I suspect stories like this could be told many, many times because it was McCaffery who approached my own wife-to-be Nora and asked her if she was interested in taking part in the RCIA.
He officiated at our wedding too and now Nora is one of the more active, gung-ho Catholics in our parish.
Still, it is as chaplain to celebrities that McCaffery is best known.
A 12-minute video at the dinner ended with a specially taped greeting from Gretzky. Edmonton's greatest hockey hero was unable to make the dinner, but lots of notables did.
Oilers GM Kevin Lowe, federal minister Anne McLellan, provincial ministers Mark Norris and Iris Evans, former deputy prime minister Don Mazankowski, and Senator Douglas Roche were some.
Those who roasted McCaffery with all sorts of cock and bull stories included Chief Justice Allan Wachowich, Archbishop Joseph MacNeil, Global TV newsman Tim Spelliscy and former senator Jean Forest.
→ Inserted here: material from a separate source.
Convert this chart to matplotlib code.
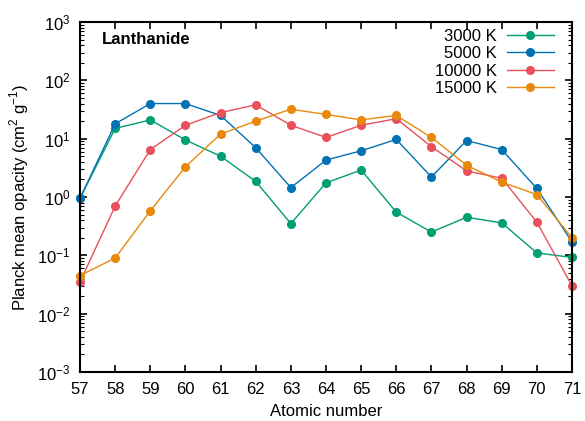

Forest recalled the WCR story in February that announced the upcoming roast with the headline, "Hot seat booked for Fr. Mike McCaffery." "When did he get off it?" quipped her husband Rocky.
Well, McCaffery has been out of the public eye for a couple of years now. But for one night he was the centre of everyone's attention as one heck of a large crowd paid a lot of money (that will be used to endow a chair in pastoral studies at Newman College) to pay tribute to one of Edmonton's best-known and most humble citizens.